Copenhagen-based Maersk Line and Geneva's Mediterranean Shipping Company (MSC) submitted their 10-year agreement known as 2M with the US Federal Maritime Commission (FMC) on Wednesday local time. The scope of the deal will straddle trade routes from Europe to the US and into Asia.
"The geographic scope shall extend to trades between ports in Northern Europe and the Mediterranean, ports on the US Atlantic, Gulf and Pacific coasts and ports in Mexico and the Bahamas and ports in Asia (from) Japan to Malaysia," papers filed with the FMC said.
2M involves a total of 185 vessels with a capacity of 2.1 million teu
A copy of the agreement was obtained by the South China Morning Post from a source close to the FMC. 2M was proposed in July, one month after China's Ministry of Commerce prohibited P3, which would have brought together Maersk Line, MSC and France's CMA CGM, the world's third-largest container line.

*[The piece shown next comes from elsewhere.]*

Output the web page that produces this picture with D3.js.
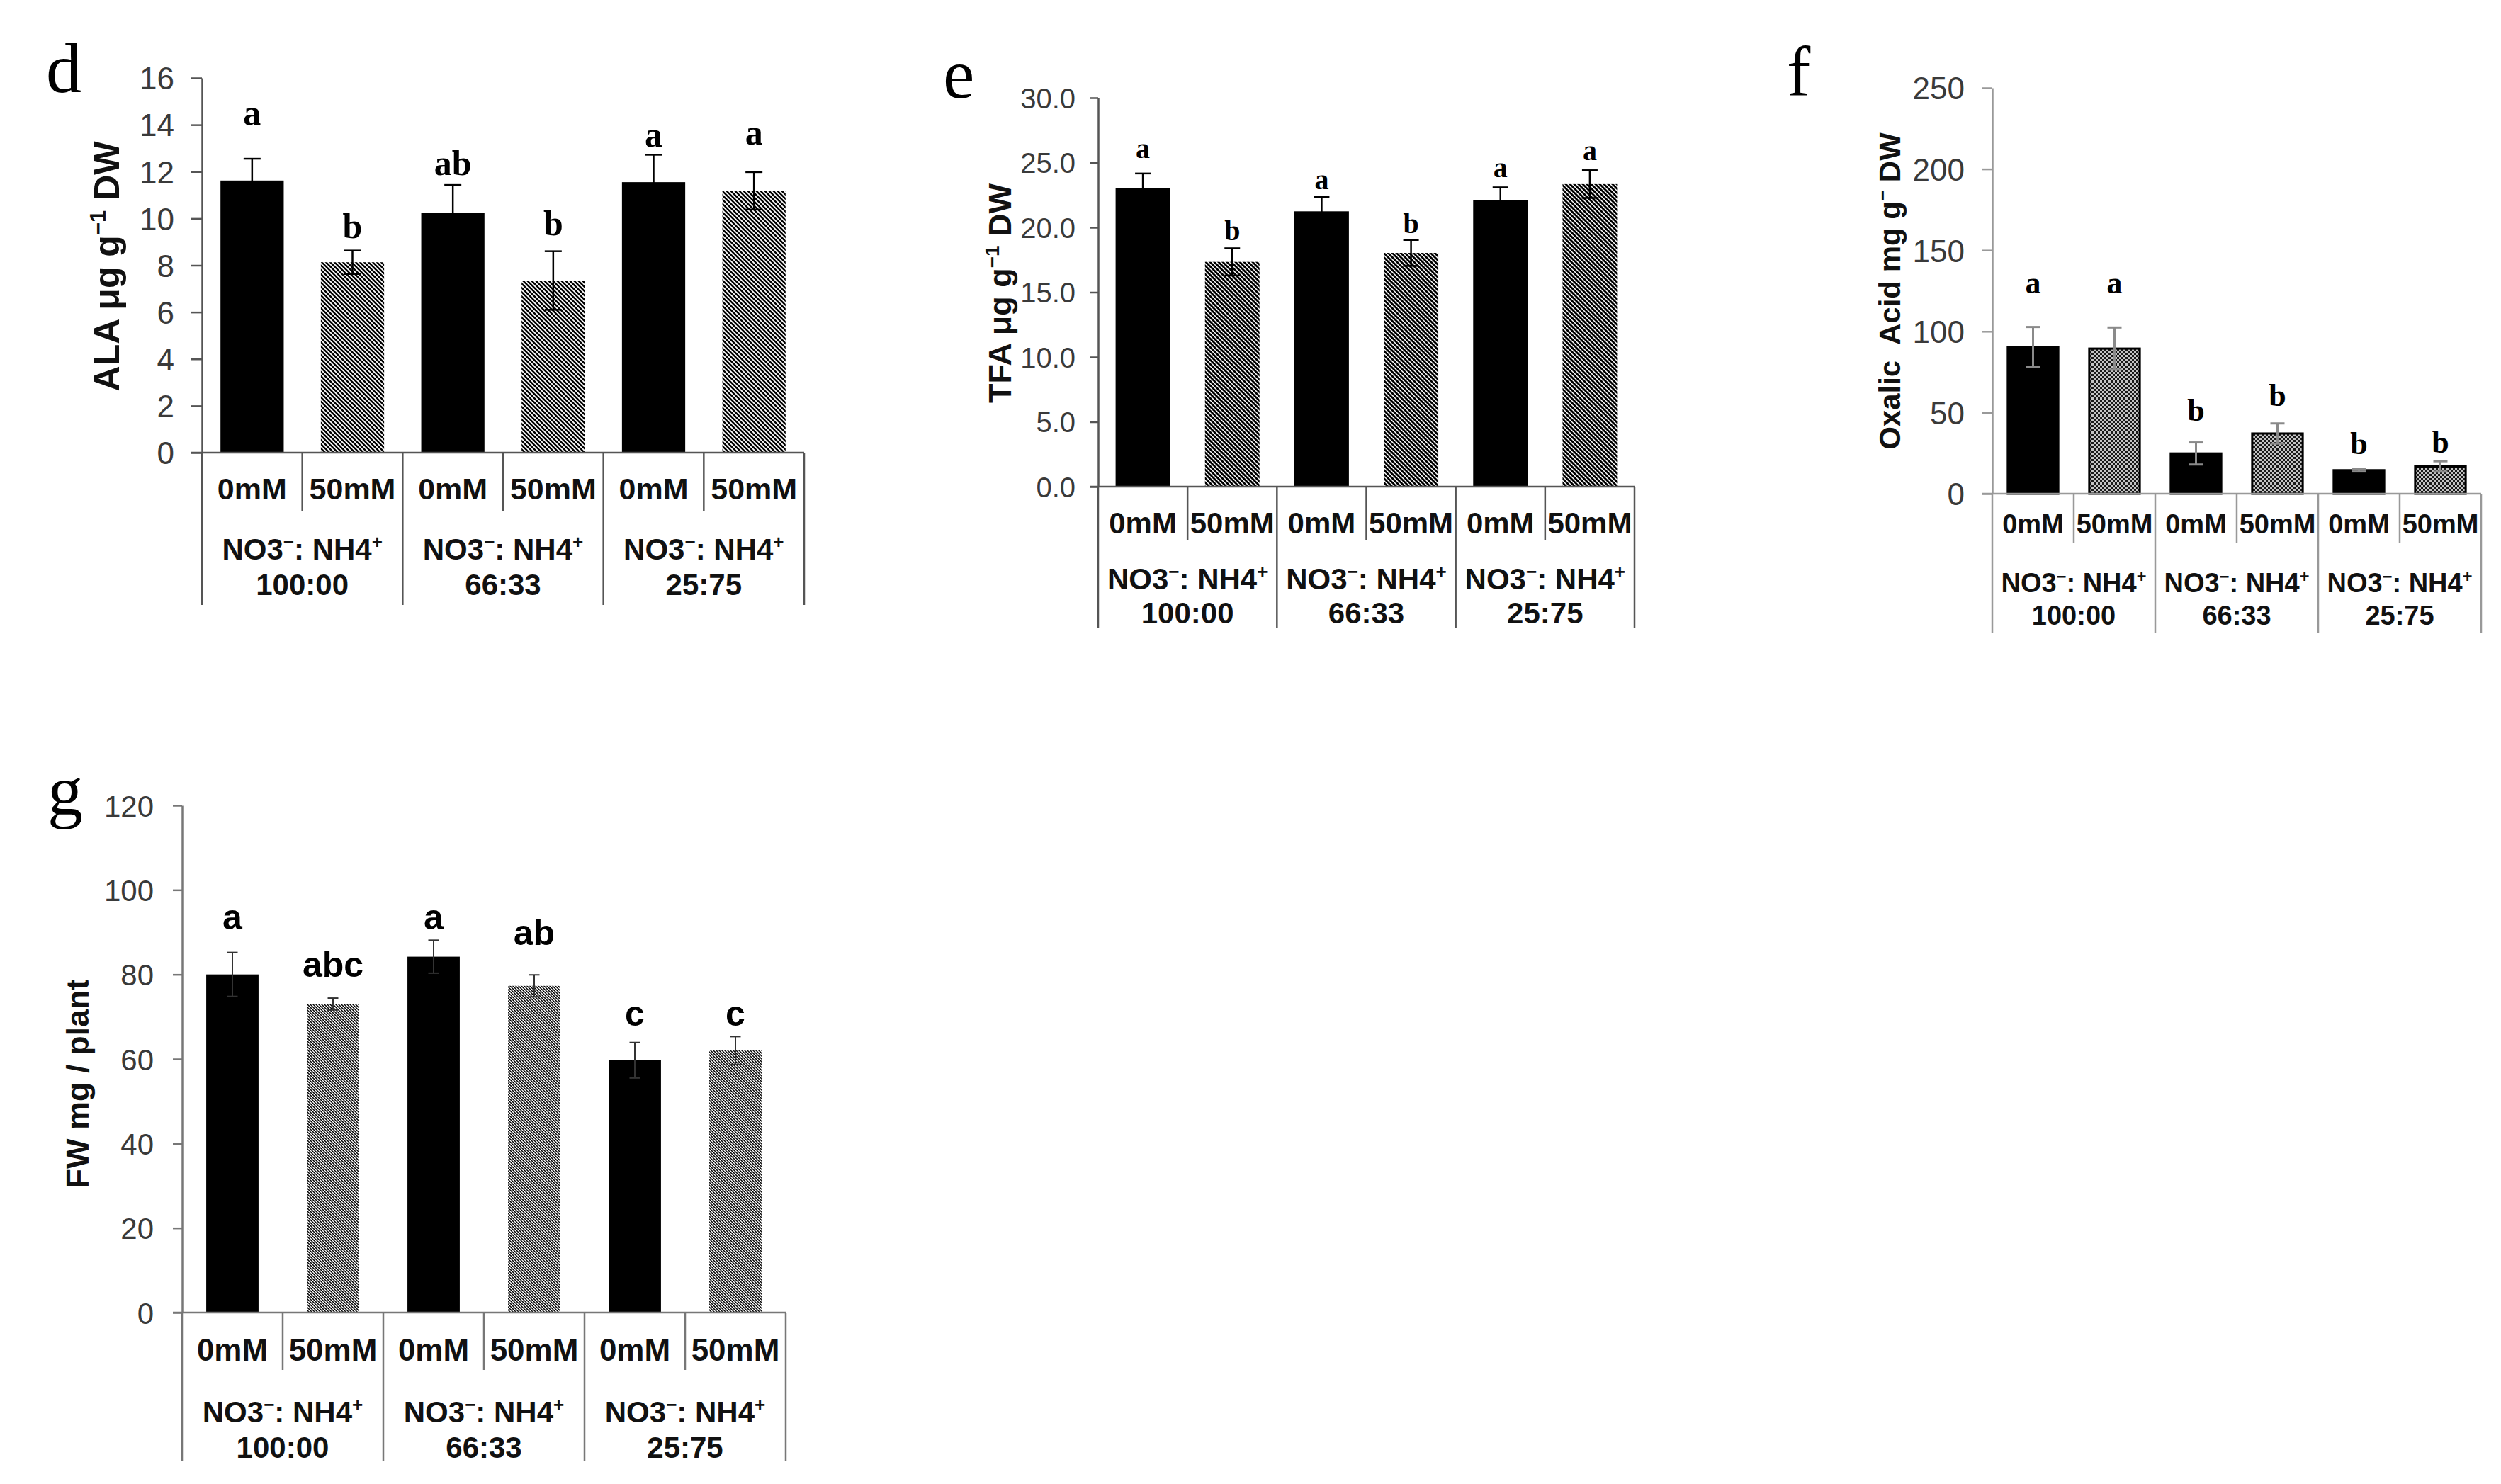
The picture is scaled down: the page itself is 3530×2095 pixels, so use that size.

The backup plan for P3, 2M features a traditional vessel sharing agreement now commonplace in the container shipping market. It does not fall under the category of "concentration of business operators" defined by China's anti-monopoly law so it needs no approval from Beijing.
Only a filing with the Ministry of Transport detailing its partnership plan is needed. Maersk Line and MSC plan to initially operate 97 vessels with nominal capacity ranging from around 4,000 to 13,000 twenty-foot equivalent units (teu) on container trades from the Adriatic Sea to the US and on to Sri Lanka.
The FMC will start a 45-day review period before a decision is given unless the Washington agency demands additional information from the applicants, in which case the clock will stop and restart when the materials are submitted.